CA recognises importance of solicitors’ cash flow in med neg cases


Munroe: Important decision

The Court of Appeal has recognised the cash flow pressures of funding complex litigation in rejecting an application to appeal a ruling granting a law firm an interim costs payment.

Lord Justice Irwin backed the first appeal decision in which His Honour Judge Robinson in Sheffield warned that solicitors may refuse to take on medical negligence cases at an early stage if courts fail to ensure adequate cash flow.

Suzanne Munroe, a director at head of clinical negligence at Yorkshire firm Switalskis, said that without this decision, “it’s very likely that specialist law firms could have been deterred from taking on such cases in the first place”.

HI v Hull and East Yorkshire Hospitals NHS Trust is a catastrophic birth injuries case where interim damages of £1.5m have been paid. Switalskis had received an interim costs payment of £50,000.

HHJ Robinson overturned the first instance decision refusing to order a further £150,000 interim costs payment, noting that the date of the final costs order was likely to be 10 years after liability was conceded.

The defendant applied for permission for a second appeal, and to stay execution of the interim costs payment.

In his written refusal of permission to appeal, Irwin LJ said it was “entirely proper… to order interim costs payments with a view to the cash flow of solicitors in very long-lasting litigation where very significant liability has been conceded”.

This was “particularly so” in the case of specialist solicitors who may be facing such problems in a range of cases.

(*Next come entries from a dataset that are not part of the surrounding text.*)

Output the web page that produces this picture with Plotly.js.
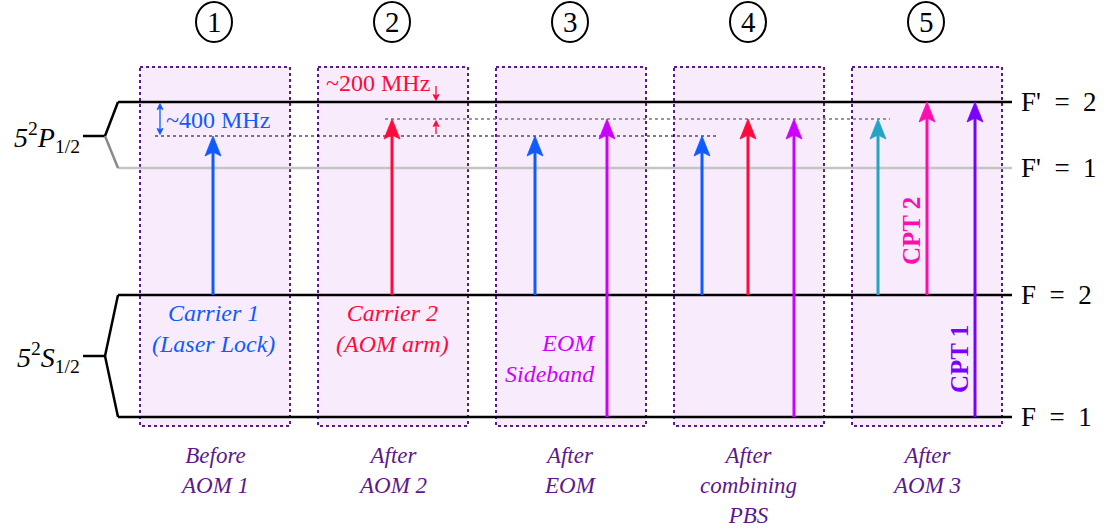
<!DOCTYPE html>
<html><head><meta charset="utf-8">
<script src="https://cdn.plot.ly/plotly-3.0.1.min.js"></script>
<style>body{margin:0;background:#fff}#plot{width:1107px;height:528px}</style>
</head><body><div id="plot"></div>
<script>
// ---- data ----
const panelNumbers = ['1', '2', '3', '4', '5'];
const panelCaptions = ['Before<br>AOM 1', 'After<br>AOM 2', 'After<br>EOM', 'After<br>combining<br>PBS', 'After<br>AOM 3'];
const levelNames = ["F'&nbsp;&nbsp;=&nbsp;&nbsp;2", "F'&nbsp;&nbsp;=&nbsp;&nbsp;1", "F&nbsp;&nbsp;=&nbsp;&nbsp;2", "F&nbsp;&nbsp;=&nbsp;&nbsp;1"];
const levelEnergy = [102, 168, 295, 417];          // vertical level positions (diagram units)
const detuning400 = 136;                            // carrier 1 target (~400 MHz below F'=2)
const detuning200 = 119;                            // AOM-shifted target (~200 MHz below F'=2)
const beamNames = ['Carrier 1', 'Carrier 2', 'Carrier 1', 'EOM sideband', 'Carrier 1', 'Carrier 2', 'EOM sideband', 'AOM 3 shifted', 'CPT 2', 'CPT 1'];
const beamPanel = [0, 1, 2, 2, 3, 3, 3, 4, 4, 4];
const beamX = [213, 392, 535, 607, 702, 748, 794, 878, 927, 975];
const beamFrom = [295, 295, 295, 417, 295, 295, 417, 295, 295, 417];
const beamTo = [136, 119, 136, 119, 136, 119, 119, 119, 102, 102];
const beamColors = ['#0f5bff', '#ff0a3a', '#0f5bff', '#cc00ff', '#0f5bff', '#ff0a3a', '#cc00ff', '#22a5c5', '#ff0db0', '#7a00ff'];

// ---- layout helpers ----
const boxLeft = [140, 318, 496, 674, 852];
const boxW = 150;
const centers = boxLeft.map(l => l + boxW / 2 - 1);
const serif = 'Liberation Serif, DejaVu Serif, serif';
const capColor = '#5b1a8c';

const shapes = [];
const annotations = [];

function arrowShapes(x, yFrom, yTo, color, width, len, half, notch) {
  const dir = yTo < yFrom ? 1 : -1;   // +1: pointing up (screen y decreasing)
  shapes.push({type: 'line', x0: x, x1: x, y0: yFrom, y1: yTo + dir * (len - notch), line: {color: color, width: width}});
  shapes.push({type: 'path',
    path: `M ${x} ${yTo} L ${x + half} ${yTo + dir * len} L ${x} ${yTo + dir * (len - notch)} L ${x - half} ${yTo + dir * len} Z`,
    fillcolor: color, line: {color: color, width: 0.8}});
}

// panel boxes
boxLeft.forEach(l => {
  shapes.push({type: 'rect', xref: 'x', yref: 'y', x0: l, x1: l + boxW, y0: 67, y1: 426,
    fillcolor: '#f8ecfc', line: {color: '#5b1a8c', width: 2, dash: 'dot'}, layer: 'below'});
});

// levels
const lvlX0 = 118, lvlX1 = 1012;
levelEnergy.forEach((y, i) => {
  shapes.push({type: 'line', x0: lvlX0, x1: lvlX1, y0: y, y1: y,
    line: {color: i === 1 ? '#c4c4c4' : '#000', width: 2.5}});
  annotations.push({x: 1019, y: y, text: levelNames[i], showarrow: false, xanchor: 'left', yanchor: 'middle',
    font: {family: serif, size: 27, color: '#000'}});
});
// brackets
const pJ = (levelEnergy[0] + levelEnergy[1]) / 2 + 1, sJ = (levelEnergy[2] + levelEnergy[3]) / 2;
shapes.push({type: 'line', x0: 83, x1: 105, y0: pJ, y1: pJ, line: {color: '#000', width: 2.5}});
shapes.push({type: 'line', x0: 105, x1: lvlX0, y0: pJ, y1: levelEnergy[0], line: {color: '#000', width: 2.5}});
shapes.push({type: 'line', x0: 105, x1: lvlX0, y0: pJ, y1: levelEnergy[1], line: {color: '#8a8a8a', width: 2.5}});
shapes.push({type: 'line', x0: 83, x1: 105, y0: sJ, y1: sJ, line: {color: '#000', width: 2.5}});
shapes.push({type: 'line', x0: 105, x1: lvlX0, y0: sJ, y1: levelEnergy[2], line: {color: '#000', width: 2.5}});
shapes.push({type: 'line', x0: 105, x1: lvlX0, y0: sJ, y1: levelEnergy[3], line: {color: '#000', width: 2.5}});
annotations.push({x: 82, y: pJ + 1, text: '<i>5</i><sup>2</sup><i>P</i><sub>1/2</sub>', showarrow: false, xanchor: 'right', yanchor: 'middle',
  font: {family: serif, size: 28, color: '#000'}});
annotations.push({x: 82, y: sJ + 1, text: '<i>5</i><sup>2</sup><i>S</i><sub>1/2</sub>', showarrow: false, xanchor: 'right', yanchor: 'middle',
  font: {family: serif, size: 28, color: '#000'}});

// detuning reference lines
shapes.push({type: 'line', x0: 155, x1: 716, y0: detuning400, y1: detuning400, line: {color: '#000', width: 1.2, dash: 'dot'}});
shapes.push({type: 'line', x0: 385, x1: 890, y0: detuning200, y1: detuning200, line: {color: '#777', width: 1.5, dash: 'dot'}});

// beams: shaft + stealth head
beamX.forEach((x, i) => arrowShapes(x, beamFrom[i], beamTo[i], beamColors[i], 3, 20, 8, 4));

// MHz markers
const mid400 = (levelEnergy[0] + detuning400) / 2;
arrowShapes(160, mid400, levelEnergy[0] + 1.5, '#0f5bff', 1.3, 6, 3, 1);
arrowShapes(160, mid400, detuning400 - 1.5, '#0f5bff', 1.3, 6, 3, 1);
annotations.push({x: 164, y: 120, text: '~400 MHz', showarrow: false, xanchor: 'left', yanchor: 'middle',
  font: {family: serif, size: 24, color: '#0f5bff'}});
arrowShapes(436, 86, levelEnergy[0] - 1.5, '#ff0a3a', 1.3, 6, 3, 1);
arrowShapes(436, 134, detuning200 + 1.5, '#ff0a3a', 1.3, 6, 3, 1);
annotations.push({x: 324, y: 83, text: '~200 MHz', showarrow: false, xanchor: 'left', yanchor: 'middle',
  font: {family: serif, size: 24, color: '#ff0a3a'}});

// beam labels
annotations.push({x: beamX[0], y: 328, text: '<i>Carrier 1</i><br><i>(Laser Lock)</i>', showarrow: false, yanchor: 'middle',
  font: {family: serif, size: 24, color: '#0f5bff'}});
annotations.push({x: beamX[1], y: 328, text: '<i>Carrier 2</i><br><i>(AOM arm)</i>', showarrow: false, yanchor: 'middle',
  font: {family: serif, size: 24, color: '#ff0a3a'}});
annotations.push({x: 598, y: 358, text: '<i>EOM</i><br><i>Sideband</i>', showarrow: false, xanchor: 'right', yanchor: 'middle', align: 'right',
  font: {family: serif, size: 24, color: '#cc00ff'}});
annotations.push({x: 911, y: 231, text: '<b>CPT 2</b>', showarrow: false, textangle: -90,
  font: {family: serif, size: 25, color: '#ff0db0'}});
annotations.push({x: 959, y: 359, text: '<b>CPT 1</b>', showarrow: false, textangle: -90,
  font: {family: serif, size: 25, color: '#7a00ff'}});

// panel numbers and captions
centers.forEach((c, i) => {
  shapes.push({type: 'circle', x0: c - 18, x1: c + 18, y0: 2, y1: 42, line: {color: '#000', width: 2}});
  annotations.push({x: c, y: 22, text: panelNumbers[i], showarrow: false, yanchor: 'middle',
    font: {family: serif, size: 29, color: '#000'}});
  annotations.push({x: c, y: 441, text: '<i>' + panelCaptions[i].split('<br>').join('</i><br><i>') + '</i>', showarrow: false, yanchor: 'top',
    font: {family: serif, size: 23, color: capColor}});
});

const layout = {
  width: 1107, height: 528, margin: {l: 0, r: 0, t: 0, b: 0},
  paper_bgcolor: '#fff', plot_bgcolor: '#fff', showlegend: false,
  xaxis: {range: [0, 1107], visible: false, fixedrange: true},
  yaxis: {range: [528, 0], visible: false, fixedrange: true},
  shapes: shapes, annotations: annotations
};
Plotly.newPlot('plot', [{x: [], y: [], type: 'scatter', mode: 'markers'}], layout, {staticPlot: true});
</script></body></html>
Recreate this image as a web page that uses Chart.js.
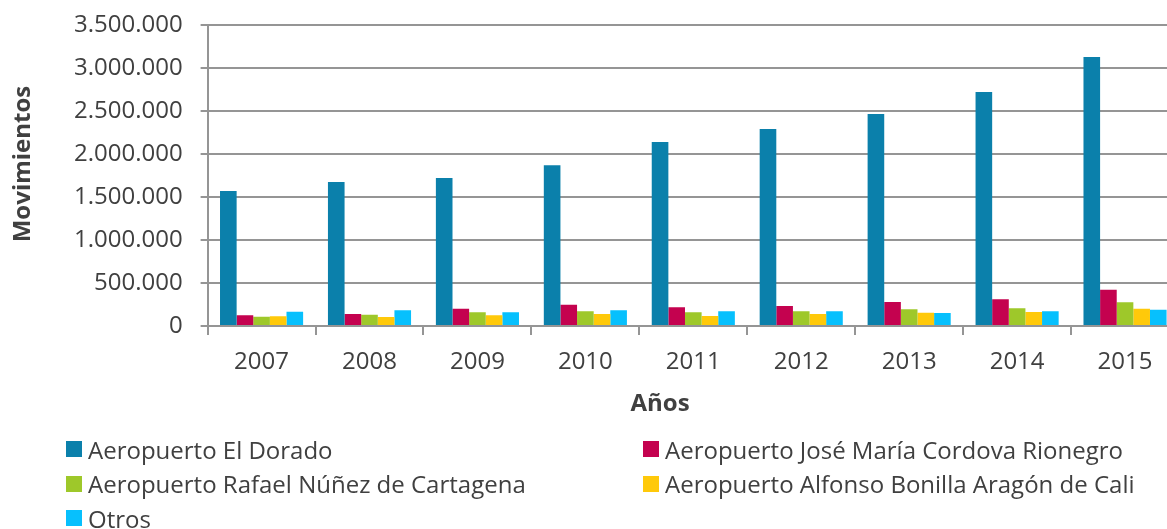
<!DOCTYPE html>
<html>
<head>
<meta charset="utf-8">
<script src="https://cdn.jsdelivr.net/npm/chart.js@4.4.1/dist/chart.umd.min.js"></script>
<style>
  html, body { margin:0; padding:0; background:#fff; overflow:hidden; width:1167px; height:529px; }
  #wrap { position:relative; width:1167px; height:529px; overflow:hidden; }
  #c { position:absolute; left:0; top:0; }
  #legend { position:absolute; left:0; top:0; width:1167px; height:529px; pointer-events:none;
            font-family:"Open Sans", sans-serif; font-size:24px; color:#404040; }
  .item { position:absolute; display:flex; align-items:center; height:34px; white-space:nowrap; }
  .box { width:16px; height:16px; margin-right:6px; flex:none; }
</style>
</head>
<body>
<div id="wrap">
  <canvas id="c" width="1180" height="529"></canvas>
  <div id="legend"></div>
</div>
<script>
const categories = ["2007","2008","2009","2010","2011","2012","2013","2014","2015"];
const seriesNames = [
  "Aeropuerto El Dorado",
  "Aeropuerto José María Cordova Rionegro",
  "Aeropuerto Rafael Núñez de Cartagena",
  "Aeropuerto Alfonso Bonilla Aragón de Cali",
  "Otros"
];
const elDorado  = [1570000,1675000,1720000,1870000,2140000,2290000,2465000,2720000,3128000];
const rionegro  = [124000,140000,202000,248000,217000,233000,279000,310000,422000];
const cartagena = [108000,132000,159000,171000,159000,171000,194000,206000,275000];
const cali      = [113000,105000,124000,140000,116000,140000,155000,163000,202000];
const otros     = [166000,182000,159000,182000,171000,171000,151000,171000,190000];
const colors = ["#0b80ab","#c4024f","#9ec82a","#ffc90a","#07c0fd"];
const yTickMax = 3500000;
const yTickStep = 500000;
const xTitle = "Años";
const yTitle = "Movimientos";

const seriesValues = [elDorado, rionegro, cartagena, cali, otros];
const textColor = "#404040";
const gridColor = "#959595";
const FONT = "'Open Sans', sans-serif";

function fmt(v){ return String(v).replace(/\B(?=(\d{3})+(?!\d))/g, "."); }

const titlesPlugin = {
  id: "titles",
  afterDraw(chart){
    const ctx = chart.ctx;
    ctx.save();
    ctx.fillStyle = textColor;
    ctx.font = "bold 24px " + FONT;
    ctx.textAlign = "center";
    ctx.textBaseline = "alphabetic";
    ctx.fillText(xTitle, 660, 411);
    ctx.translate(30, 164);
    ctx.rotate(-Math.PI/2);
    ctx.fillText(yTitle, 0, 0);
    ctx.restore();
  }
};

const chart = new Chart(document.getElementById("c"), {
  type: "bar",
  data: {
    labels: categories,
    datasets: seriesNames.map((n,i)=>({
      label: n,
      data: seriesValues[i],
      backgroundColor: colors[i],
      borderWidth: 0,
      barPercentage: 1.0,
      categoryPercentage: 0.77
    }))
  },
  options: {
    responsive: false,
    animation: false,
    devicePixelRatio: 1,
    layout: { padding: { top: 25, right: 1, bottom: 150, left: 0 } },
    plugins: { legend: { display:false }, tooltip: { enabled:false } },
    scales: {
      x: {
        offset: true,
        grid: { offset:true, drawOnChartArea:false, drawTicks:true, tickLength:9, color:gridColor, lineWidth:2 },
        border: { display:true, color:gridColor, width:2 },
        ticks: { color:textColor, font:{ family:FONT, size:24 }, padding:13, maxRotation:0 },
        afterFit(s){ s.height = 53; s.paddingLeft = 0; s.paddingRight = 0; }
      },
      y: {
        min: 0, max: yTickMax,
        grid: { drawOnChartArea:true, drawTicks:true, tickLength:7, color:gridColor, lineWidth:2 },
        border: { display:true, color:gridColor, width:2 },
        ticks: { stepSize:yTickStep, color:textColor, font:{ family:FONT, size:24 }, padding:18,
                 callback: v => fmt(v) },
        afterFit(s){ s.width = 207.6; s.paddingTop = 0; s.paddingBottom = 0; }
      }
    }
  },
  plugins: [titlesPlugin]
});

// HTML legend built from chart datasets (two columns)
const legend = document.getElementById("legend");
const colX = [66, 643];
const rowY = [432, 466.5, 501];
chart.data.datasets.forEach((ds, i) => {
  const d = document.createElement("div");
  d.className = "item";
  d.style.left = colX[i % 2] + "px";
  d.style.top = rowY[Math.floor(i / 2)] + "px";
  const b = document.createElement("span");
  b.className = "box";
  b.style.background = ds.backgroundColor;
  const t = document.createElement("span");
  t.textContent = ds.label;
  d.appendChild(b); d.appendChild(t);
  legend.appendChild(d);
});
</script>
</body>
</html>
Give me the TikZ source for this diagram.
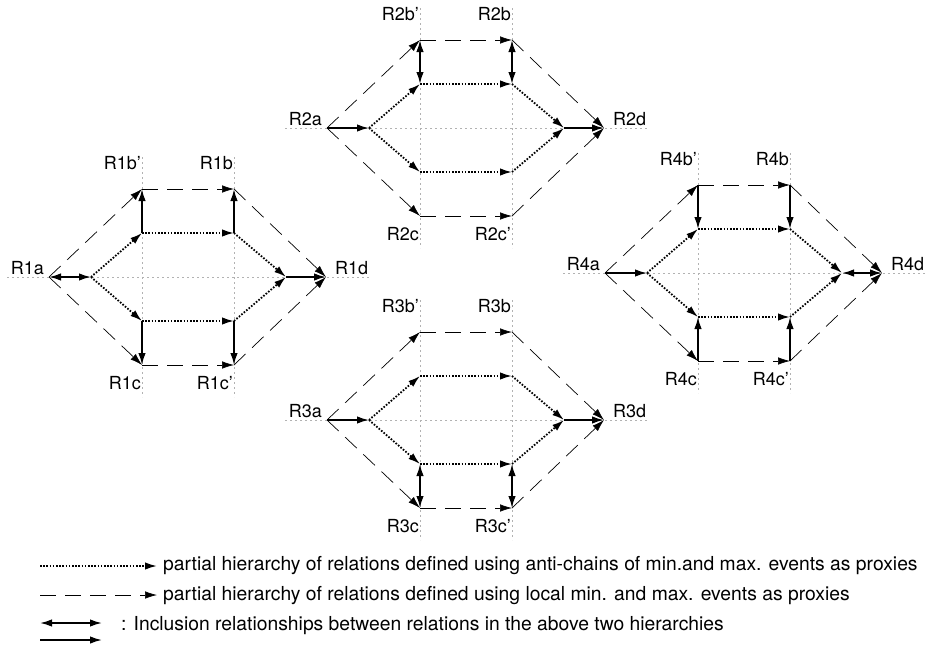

This was subject to the “key consideration” of preserving security for a defendant so there was “no appreciable risk of a need to repay costs paid on an interim basis”.

Here, HHJ Robinson said it was “only a very modest payment on account of costs which are almost certain to be recovered”.

According to Switalskis, Irwin LJ rejected the defendant’s suggestion that the court had no jurisdiction to make such orders, finding that in such a case the term ‘successful’ or ‘unsuccessful’ party “may readily be defined to mean ‘will succeed sufficiently to justify the further costs sought’”.

He rejected the second ground of appeal proposing an exceptionality test before the court should exercise its discretion in making interim costs payments.

The defendant also unsuccessfully argued that the absence of any part 36 offers should not have been brought to the attention of the judge below.

The existence or absence of any part 36 offer was actually a “highly relevant circumstance” in exercising the discretion to make a further interim payment in respect of costs, Irwin LJ said.

Ms Munroe said: “This decision is one of real importance to claimant firms who are dealing with complex cases of this nature… We have anywhere between 50 and 100 of these cases being litigated at any one time [and the decision] means we can continue to conduct this complex and vital litigation on an equal footing with defendant firms.”

Switalskis instructed Michael Mylonas QC of Serjeants’ Inn Chambers.